The more I hear about what the girls have been doing (which is, I have to say, very much less and far more infrequently than I would like), the more I see the difference. Cycling the length of France, free-camping and self-catering; working long hours crewing on a yacht in the Med and Caribbean; summiting several 5,000-metre Andean peaks; sleeping in the Amazon jungle; getting hands-on with a sloth; 24 hours on a bus with chickens; snorkelling with turtles in the Galapagos Islands; taking a boat from Colombia to Panama; learning to ski at Whistler. I've touched on this stuff, I've been to most of those places, I've had a bit of a go at some of those things - but that's it. I haven't really experienced it at all. I've just flitted in, skimmed over the surface, and flitted out again, to come home and write about one specific moment or person in a sea of generalisations that's meant to sum up the destination for the reader. Isn't that a bit of a con?

Or, given that I'm a Baby Boomer and most of the readers of my publications are in that demographic too, should I just assume that for all of us our traveller days are over and that what we want now is exactly that: a taste of the authentically exotic couched in insulating and reassuring comfort? It isn't very inspiring, really. Kind of depressing, in fact - though that may be largely age-related rather than an indictment of the international tourism industry. I'm still going to keep doing it, if they'll let me; I'm just feeling that the 'travel writer' label is a cheat. Any suggestions for a more accurate term?
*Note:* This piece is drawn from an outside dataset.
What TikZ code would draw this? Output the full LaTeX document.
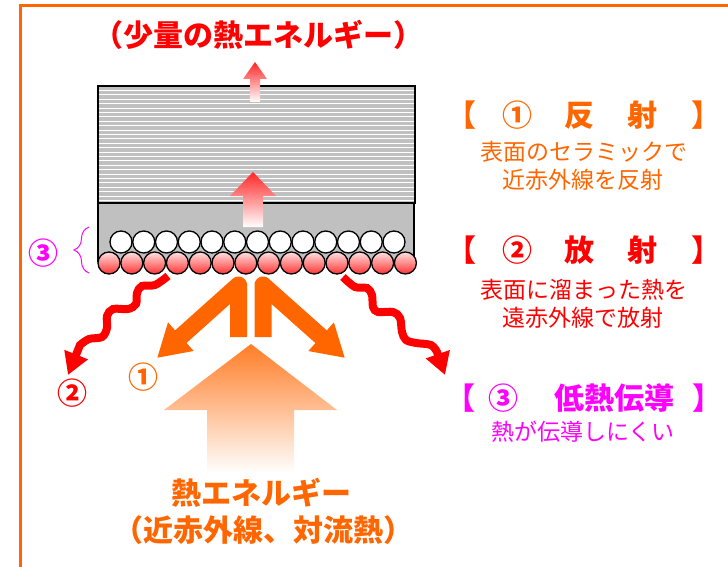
\documentclass[tikz,border=0pt]{standalone}
\usepackage{fontspec}
\newfontfamily\jp{Noto Sans CJK JP}
\usetikzlibrary{arrows.meta,decorations.pathreplacing}

\definecolor{heatorange}{HTML}{FF6600}
\definecolor{heatred}{HTML}{FF0000}
\definecolor{heatpink}{HTML}{FF00FF}
\definecolor{tilegray}{HTML}{C0C0C0}

\tikzset{
  headtxt/.style={inner sep=0pt,font=\jp\bfseries\fontsize{30}{34}\selectfont},
  bodytxt/.style={inner sep=0pt,font=\jp\fontsize{23}{27}\selectfont},
  numtxt/.style={inner sep=0pt,font=\jp\bfseries\fontsize{30}{34}\selectfont},
  whiteball/.style={draw=black,fill=white,line width=1.3pt},
  redball/.style={draw=black,line width=1.3pt,top color=red!12,bottom color=red!80},
  wave/.style={heatred,line width=8pt,-{Triangle[width=24pt,length=22pt]}},
  reflect/.style={heatorange,line width=17pt,line join=round,-{Triangle[width=36pt,length=32pt]}},
}

\begin{document}
\begin{tikzpicture}[x=1pt,y=-1pt]
  \useasboundingbox (0,0) rectangle (728,567);
  % frame
  \draw[heatorange,line width=3pt] (20,567) -- (20,6) -- (728,6);

  % tile: striped top and plain base
  \fill[tilegray] (98,86) rectangle (415,203);
  \foreach \i in {1,...,26}
    \draw[white,line width=0.9pt] (99,{86+4.4*\i}) -- (414,{86+4.4*\i});
  \draw[line width=1.3pt] (98,86) rectangle (415,203);
  \filldraw[fill=tilegray,line width=1.3pt] (98,262) -- (98,203) -- (414,203) -- (414,262);

  % heat going up through the tile
  \shade[top color=red!85,bottom color=white]
    (250,102) -- (250,79) -- (243,79) -- (255,62) -- (267,79) -- (260,79) -- (260,102) -- cycle;
  \shade[top color=red!85,bottom color=white]
    (243,227) -- (243,196) -- (230,196) -- (253,172) -- (276,196) -- (263,196) -- (263,227) -- cycle;

  % particle layers
  \foreach \i in {0,...,12}
    \draw[whiteball] ({121+22.75*\i},242) circle (11pt);
  \foreach \i in {0,...,13}
    \draw[redball] ({109+22.8*\i},263) circle (11pt);

  % incoming heat
  \shade[top color=heatorange!85!white,middle color=heatorange!40!white,bottom color=white]
    (207,473) -- (207,410) -- (164,410) -- (251,344) -- (337,410) -- (294,410) -- (294,473) -- cycle;

  % reflection
  \draw[reflect] (238.5,337) -- (238.5,285) -- (157,358);
  \draw[reflect] (263,337) -- (263,285) -- (345,358);

  % radiation
  \draw[wave] plot[smooth,tension=0.55] coordinates {(168,276) (155,285) (142,286) (137,293) (136,304)
    (128,309) (113,309) (107,316) (107,328) (102,337) (89,339) (80,345)} -- (68,375);
  \draw[wave] plot[smooth,tension=0.55] coordinates {(343,277) (355,287) (367,288) (372,295) (373,307)
    (378,312) (393,312) (400,318) (402,332) (406,340) (416,343) (431,345) (437,352)} -- (445,375);

  % brace for the insulating layer
  \draw[heatpink,line width=1pt,decorate,decoration={brace,amplitude=15pt}] (89,273) -- (89,227);

  \node[numtxt,heatpink] (n3) at (43,253) {③};
  \node[numtxt,heatred] (n2) at (72,393) {②};
  \node[numtxt,heatorange] (n1) at (143,377) {①};

  \node[headtxt,heatred] (title) at (258,35) {（少量の熱エネルギー）};
  \node[headtxt,heatorange] (src) at (261,493) {熱エネルギー};
  \node[headtxt,heatorange] (srcsub) at (263,530) {（近赤外線、対流熱）};

  % explanations
  \node[headtxt,heatorange] (h1) at (584,115) {【\hspace{26pt}①\hspace{32pt}反\hspace{33pt}射\hspace{34pt}】};
  \node[bodytxt,heatorange] (h1a) at (584,152) {表面のセラミックで};
  \node[bodytxt,heatorange] (h1b) at (583,180) {近赤外線を反射};

  \node[headtxt,heatred] (h2) at (584,250) {【\hspace{26pt}②\hspace{32pt}放\hspace{33pt}射\hspace{34pt}】};
  \node[bodytxt,heatred] (h2a) at (584,290) {表面に溜まった熱を};
  \node[bodytxt,heatred] (h2b) at (583,318) {遠赤外線で放射};

  \node[headtxt,heatpink] (h3) at (584,398) {【\hspace{14pt}③\hspace{36pt}低熱伝導\hspace{18pt}】};
  \node[bodytxt,heatpink] (h3a) at (583,432) {熱が伝導しにくい};
\end{tikzpicture}
\end{document}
Oh, Merry Christmas, by the way.

3 comments:

the queen said...

It sounds a little like you feel like those kids who go on Yelp and review their corner McDonalds. I suppose there's the travel you do for personal growth vs the travel you do for your job. Can't you do both?

Pamela Wade said...

Probably it's simple age-based envy and nostalgia overlaid with my current struggle trying to come up with something inspiring about a river cruise that was both truncated, and hampered by jet-lag. But I like the personal-growth travel idea, even if it sounds a bit Meryl Streepish.

the queen said...

I aspire to be Streepy at every opportunity.